Calculating percentiles in MySQL can be quite useful when analyzing large datasets to understand the distribution of data. Percentiles allow you to determine how a particular value compares to others in a dataset, which can be important for everything from performance analysis to financial assessments.

What Are Percentiles?

A percentile is a value below which a given percentage of observations in a dataset fall. For example, the 50th percentile (also called the median) is the middle value of a dataset, where half of the values are above it, and half are below it.

Calculating Percentiles in MySQL

MySQL doesn’t have a built-in percentile function, but you can calculate percentiles using various methods, depending on your requirements.

Method 1: Using the PERCENT_RANK() Function

The PERCENT_RANK() function calculates the relative rank of a value in a dataset, which can be used to determine its percentile. The formula used by this function is:

percent_rank = (rank - 1) / (total rows - 1)
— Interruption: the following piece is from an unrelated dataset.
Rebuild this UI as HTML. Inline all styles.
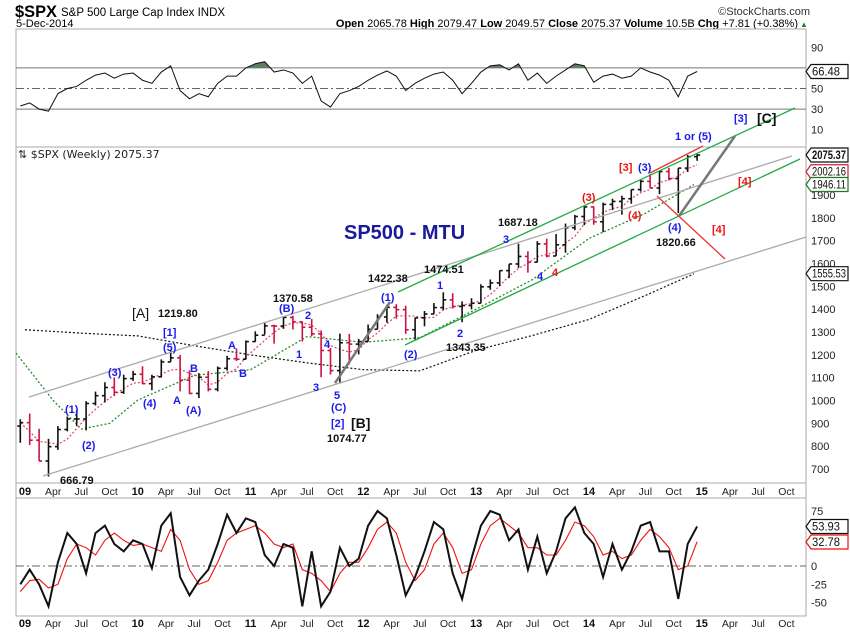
<!DOCTYPE html>
<html><head><meta charset="utf-8"><style>
body{margin:0;background:#fff;}
svg{display:block;font-family:"Liberation Sans",sans-serif;}
</style></head><body>
<svg id="c" width="850" height="633" viewBox="0 0 850 633">
<g>
<text x="15" y="17" font-size="17" font-weight="bold" textLength="42" lengthAdjust="spacingAndGlyphs">$SPX</text>
<text x="61" y="16" font-size="11.5">S&amp;P 500 Large Cap Index INDX</text>
<text x="16" y="27" font-size="11">5-Dec-2014</text>
<text x="810" y="15" font-size="11" text-anchor="end" fill="#333">©StockCharts.com</text>
<text x="798" y="27" font-size="11" text-anchor="end"><tspan font-weight="bold">Open</tspan> 2065.78 <tspan font-weight="bold">High</tspan> 2079.47 <tspan font-weight="bold">Low</tspan> 2049.57 <tspan font-weight="bold">Close</tspan> 2075.37 <tspan font-weight="bold">Volume</tspan> 10.5B <tspan font-weight="bold">Chg</tspan> +7.81 (+0.38%)</text>
<text x="800" y="27" font-size="8" fill="#2a7a2a">▲</text>
</g>
<rect x="16" y="29" width="790" height="587" fill="none" stroke="#aaa"/>
<line x1="16" y1="147" x2="806" y2="147" stroke="#aaa"/>
<rect x="0" y="484" width="850" height="13" fill="#fff"/>
<line x1="16" y1="483" x2="806" y2="483" stroke="#aaa"/>
<line x1="16" y1="498" x2="806" y2="498" stroke="#aaa"/>
<line x1="16" y1="483" x2="16" y2="498" stroke="#aaa"/>
<line x1="806" y1="483" x2="806" y2="498" stroke="#aaa"/>
<g id="rsiG"></g>
<g id="priceG"></g>
<g id="annG">
<g stroke-width="1.3" fill="none">
<line x1="29" y1="397" x2="792" y2="156" stroke="#aaa"/>
<line x1="43" y1="476" x2="806" y2="237" stroke="#aaa"/>
<line x1="398" y1="292" x2="795" y2="108" stroke="#22aa44"/>
<line x1="405" y1="345" x2="800" y2="159" stroke="#22aa44"/>
<line x1="650" y1="173" x2="703" y2="146" stroke="#ee3333"/>
<line x1="657" y1="196" x2="725" y2="259" stroke="#ee3333"/>
<line x1="335" y1="383" x2="390" y2="302" stroke="#777" stroke-width="2.5"/>
<line x1="679" y1="216" x2="735" y2="136" stroke="#777" stroke-width="2.5"/>
</g>
<g font-size="11" font-weight="bold" fill="#111">
<text x="60" y="484">666.79</text><text x="158" y="317">1219.80</text><text x="273" y="302">1370.58</text>
<text x="327" y="442">1074.77</text><text x="368" y="282">1422.38</text><text x="424" y="273">1474.51</text>
<text x="446" y="351">1343.35</text><text x="498" y="226">1687.18</text><text x="656" y="246">1820.66</text>
<text x="132" y="318" font-size="14" font-weight="normal">[A]</text><text x="351" y="428" font-size="14">[B]</text><text x="757" y="123" font-size="14">[C]</text>
</g>
<text x="344" y="239" font-size="20" font-weight="bold" fill="#1a1a9a">SP500 - MTU</text>
<g font-size="11" font-weight="bold" fill="#1a1aee">
<text x="163" y="336">[1]</text><text x="163" y="351">(5)</text><text x="108" y="376">(3)</text><text x="65" y="413">(1)</text>
<text x="82" y="449">(2)</text><text x="143" y="407">(4)</text><text x="173" y="404">A</text><text x="190" y="372">B</text>
<text x="186" y="414">(A)</text><text x="228" y="349">A</text><text x="239" y="377">B</text><text x="279" y="312">(B)</text>
<text x="305" y="319">2</text><text x="296" y="358">1</text><text x="324" y="348">4</text><text x="313" y="391">3</text>
<text x="334" y="399">5</text><text x="331" y="411">(C)</text><text x="331" y="427">[2]</text><text x="381" y="301">(1)</text>
<text x="404" y="358">(2)</text><text x="437" y="289">1</text><text x="457" y="337">2</text><text x="503" y="243">3</text>
<text x="537" y="280">4</text><text x="638" y="171">(3)</text><text x="668" y="231">(4)</text><text x="675" y="140">1 or (5)</text>
<text x="734" y="122">[3]</text>
</g>
<g font-size="11" font-weight="bold" fill="#ee1111">
<text x="552" y="276">4</text><text x="582" y="201">(3)</text><text x="628" y="219">(4)</text><text x="619" y="171">[3]</text>
<text x="712" y="233">[4]</text><text x="738" y="185">[4]</text>
</g>
</g>
<g id="axG"></g>
<g id="macdG"></g>
</svg>
<script>
// ---- data (monthly, Dec 2008 .. Dec 2014) ----
const months = ["Dec08","Jan09","Feb09","Mar09","Apr09","May09","Jun09","Jul09","Aug09","Sep09","Oct09","Nov09","Dec09","Jan10","Feb10","Mar10","Apr10","May10","Jun10","Jul10","Aug10","Sep10","Oct10","Nov10","Dec10","Jan11","Feb11","Mar11","Apr11","May11","Jun11","Jul11","Aug11","Sep11","Oct11","Nov11","Dec11","Jan12","Feb12","Mar12","Apr12","May12","Jun12","Jul12","Aug12","Sep12","Oct12","Nov12","Dec12","Jan13","Feb13","Mar13","Apr13","May13","Jun13","Jul13","Aug13","Sep13","Oct13","Nov13","Dec13","Jan14","Feb14","Mar14","Apr14","May14","Jun14","Jul14","Aug14","Sep14","Oct14","Nov14","Dec14"];
const closes = [903,826,735,798,873,919,919,987,1021,1057,1036,1096,1115,1074,1104,1169,1187,1089,1031,1102,1049,1141,1183,1181,1258,1286,1327,1326,1364,1345,1321,1292,1219,1131,1253,1247,1258,1312,1366,1408,1398,1310,1362,1379,1407,1441,1412,1416,1426,1498,1515,1569,1598,1631,1606,1686,1633,1682,1757,1806,1848,1783,1859,1872,1884,1924,1960,1931,2003,1972,2018,2068,2075];
const highs = [918,943,876,832,888,930,956,997,1039,1080,1101,1113,1130,1150,1113,1180,1220,1200,1132,1120,1129,1149,1196,1228,1263,1303,1344,1332,1366,1371,1346,1357,1307,1230,1293,1292,1270,1333,1378,1419,1422,1415,1363,1392,1427,1474,1470,1434,1448,1509,1530,1570,1597,1687,1654,1698,1709,1729,1775,1813,1849,1850,1867,1884,1897,1924,1968,1992,2005,2019,2018,2075,2079];
const lows = [815,805,735,667,784,865,888,869,978,992,1020,1029,1086,1071,1045,1101,1170,1040,1028,1011,1040,1040,1131,1173,1180,1257,1289,1249,1314,1311,1258,1282,1102,1114,1075,1158,1202,1258,1312,1341,1358,1292,1267,1325,1378,1396,1403,1343,1399,1426,1485,1501,1536,1581,1560,1605,1627,1633,1647,1746,1768,1770,1737,1834,1814,1862,1915,1930,1904,1964,1821,2001,2050];
const ma200T = [0,0.5,1,1.5,2,2.5,3,3.5,4,4.5,5,5.5,5.93];
const ma200V = [1310,1295,1283,1240,1200,1165,1135,1130,1220,1285,1355,1460,1555];
const ma50T = [-0.08,0.25,0.5,0.75,1,1.5,2,2.5,3,3.5,4,4.5,5,5.5,5.93];
const ma50V = [1208,1000,875,900,1002,1110,1135,1280,1255,1275,1400,1530,1710,1820,1946];
const rsiVals = [33,36,30,28,45,50,52,58,63,65,60,64,65,58,55,66,72,48,40,45,42,55,62,62,70,74,76,66,68,65,55,62,38,32,45,48,52,58,63,67,62,48,55,60,64,66,58,45,55,66,72,73,68,74,58,65,55,62,68,74,72,56,62,64,60,62,70,66,63,58,42,62,66.5];
const macdVals = [-25,-5,-25,-55,5,45,30,-10,45,55,30,20,35,30,-3,55,72,-15,-40,-20,-5,30,70,45,65,60,15,0,30,25,-55,20,-55,-35,25,0,10,55,75,65,15,-40,-15,20,60,50,-10,-45,10,55,75,70,35,50,-5,40,-10,20,65,80,45,30,-15,30,-5,20,55,60,20,20,-45,30,54];
const signalVals = [-35,-20,-18,-30,-25,10,30,25,15,35,45,35,28,30,25,20,50,35,-5,-25,-20,5,35,45,50,55,45,30,25,30,-5,-10,-20,-35,-10,5,5,25,50,60,45,5,-20,-5,30,45,25,-10,-5,30,55,65,55,45,25,25,15,15,35,60,55,40,15,20,10,15,35,50,40,25,-5,0,33];
const priceTicks = [700,800,900,1000,1100,1200,1300,1400,1500,1600,1700,1800,1900];
const rsiTicks = [90,50,30,10];
const macdTicks = [75,0,-25,-50];
const yearLabels = ["09","10","11","12","13","14","15"];
const subLabels = ["Apr","Jul","Oct"];

// ---- axes ----
const NS="http://www.w3.org/2000/svg";
const xT = t => 25 + t*112.8;
const xM = i => xT((i-1+0.5)/12);
const yP = p => 469 - (p-700)*0.2283;
const yR = v => 88.5 - (v-50)*1.03;
const yM = v => 566 - v*0.733;
function mk(tag, parent, attrs){const e=document.createElementNS(NS,tag);for(const k in attrs)e.setAttribute(k,attrs[k]);parent.appendChild(e);return e;}
const priceG=document.getElementById('priceG'),rsiG=document.getElementById('rsiG'),macdG=document.getElementById('macdG'),axG=document.getElementById('axG');

// RSI panel
[[70,"none"],[30,"none"],[50,"8,3,2,3"]].forEach(([v,d])=>{
  const l=mk('line',rsiG,{x1:16,x2:806,y1:yR(v),y2:yR(v),stroke:v===50?'#666':'#777','stroke-dasharray':d});
  
  
});
const clip=mk('clipPath',rsiG,{id:'ob'});mk('rect',clip,{x:16,y:29,width:790,height:yR(70)-29});
let rp=`M${xM(0)},${yR(70)} `+rsiVals.map((v,i)=>`L${xM(i)},${yR(v)}`).join(' ')+` L${xM(rsiVals.length-1)},${yR(70)}Z`;
const ob=mk('path',rsiG,{d:rp,fill:'#5e7f5e','clip-path':'url(#ob)'});


const rl=mk('polyline',rsiG,{points:rsiVals.map((v,i)=>xM(i)+','+yR(v)).join(' '),fill:'none',stroke:'#111','stroke-width':1});


rsiTicks.forEach(v=>{const t=mk('text',rsiG,{x:811,y:yR(v)+4,'font-size':11,fill:'#222'});t.textContent=v;
  
  });

// price panel
const pl=mk('text',priceG,{x:18,y:158,'font-size':11,'font-family':'DejaVu Sans, sans-serif',fill:'#222'});pl.textContent='⇅ $SPX (Weekly) 2075.37';


const m200=mk('polyline',priceG,{points:ma200T.map((t,i)=>xT(t)+','+yP(ma200V[i])).join(' '),fill:'none',stroke:'#111','stroke-dasharray':'2,2','stroke-width':1.2});


const m50=mk('polyline',priceG,{points:ma50T.map((t,i)=>xT(t)+','+yP(ma50V[i])).join(' '),fill:'none',stroke:'#2a8a2a','stroke-dasharray':'2,2','stroke-width':1.3});


const ma20=closes.map((c,i)=>{const s=closes.slice(Math.max(0,i-3),i+1);return s.reduce((a,b)=>a+b,0)/s.length;});
const m20=mk('polyline',priceG,{points:ma20.map((v,i)=>xM(i)+','+yP(v)).join(' '),fill:'none',stroke:'#e05070','stroke-dasharray':'2,2','stroke-width':1.3});


closes.forEach((c,i)=>{
  const o=i>0?closes[i-1]:888, col=c<o?'#cc1144':'#111', x=xM(i);
  const g=mk('g',priceG,{stroke:col,'stroke-width':1.6});
  
  
  mk('line',g,{x1:x,x2:x,y1:yP(highs[i]),y2:yP(lows[i])});
  mk('line',g,{x1:x-3,x2:x,y1:yP(o),y2:yP(o)});
  mk('line',g,{x1:x,x2:x+3,y1:yP(c),y2:yP(c)});
});
priceTicks.forEach(v=>{const t=mk('text',priceG,{x:811,y:yP(v)+4,'font-size':11,fill:'#222'});t.textContent=v;
  
  });

// value boxes
function box(g,y,txt,col,bold,name){
  const b=mk('g',g,{});
  
  
  mk('path',b,{d:`M806,${y} L811,${y-7} L848,${y-7} L848,${y+7} L811,${y+7} Z`,fill:'#fff',stroke:col,'stroke-width':1.2});
  const t=mk('text',b,{x:812,y:y+4,'font-size':11.5,'font-weight':bold?'bold':'normal',fill:'#111',textLength:txt.length>5?34:28,lengthAdjust:'spacingAndGlyphs'});t.textContent=txt;
}
box(axG,yP(2075.37),'2075.37','#111',true,'price-last-value');
box(axG,yP(2002.16),'2002.16','#cc2244',false,'ma20-last-value');
box(axG,yP(1946.11),'1946.11','#227722',false,'ma50-last-value');
box(axG,yP(1555.53),'1555.53','#111',false,'ma200-last-value');
box(axG,yR(66.48),'66.48','#111',false,'rsi-last-value');

// x axes
[491,623].forEach(yy=>{
  yearLabels.forEach((lab,k)=>{
    const t=mk('text',axG,{x:xT(k),y:yy+4,'font-size':11,'font-weight':'bold','text-anchor':'middle',fill:'#111'});t.textContent=lab;
    
    
    subLabels.forEach((s,j)=>{const u=mk('text',axG,{x:xT(k+(j+1)*0.25),y:yy+4,'font-size':10.5,'text-anchor':'middle',fill:'#222'});u.textContent=s;
      
      });
  });
});

// MACD panel
const z=mk('line',macdG,{x1:16,x2:806,y1:yM(0),y2:yM(0),stroke:'#666','stroke-dasharray':'8,3,2,3'});


const sl=mk('polyline',macdG,{points:signalVals.map((v,i)=>xM(i)+','+yM(v)).join(' '),fill:'none',stroke:'#ee1111','stroke-width':1.1});


const ml=mk('polyline',macdG,{points:macdVals.map((v,i)=>xM(i)+','+yM(v)).join(' '),fill:'none',stroke:'#111','stroke-width':2});


macdTicks.forEach(v=>{const t=mk('text',macdG,{x:811,y:yM(v)+4,'font-size':11,fill:'#222'});t.textContent=v;
  
  });
box(macdG,yM(53.93),'53.93','#111',false,'macd-last-value');
box(macdG,yM(32.78),'32.78','#ee1111',false,'signal-last-value');
</script>
</body></html>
Here’s an example of how to calculate the percentile rank for a column of values:


SELECT 
    value, 
    PERCENT_RANK() OVER (ORDER BY value) AS percentile
FROM 
    data_table;
                                

Method 2: Using the NTILE() Function

Another option for calculating percentiles is using the NTILE() function, which divides the result set into a specified number of buckets. This method can be useful when you want to calculate percentiles in terms of dividing your data into discrete groups.


SELECT 
    value, 
    NTILE(100) OVER (ORDER BY value) AS percentile
FROM 
    data_table;
                                

Method 3: Using ORDER BY and LIMIT

For more precise percentile calculation, you can manually sort the data and use LIMIT to find specific percentile values. For example, to find the 90th percentile, you can select the value at the 90th position after sorting the dataset:


SELECT 
    value
FROM 
    data_table
ORDER BY 
    value
LIMIT 
    1 OFFSET FLOOR(0.9 * (SELECT COUNT(*) FROM data_table));
                                

Conclusion

Although MySQL doesn't provide direct support for calculating percentiles, you can achieve this by using functions like PERCENT_RANK(), NTILE(), or through manual queries using ORDER BY and LIMIT. By understanding these methods, you can apply them to various analytical scenarios in your MySQL database to get a deeper insight into your data distribution.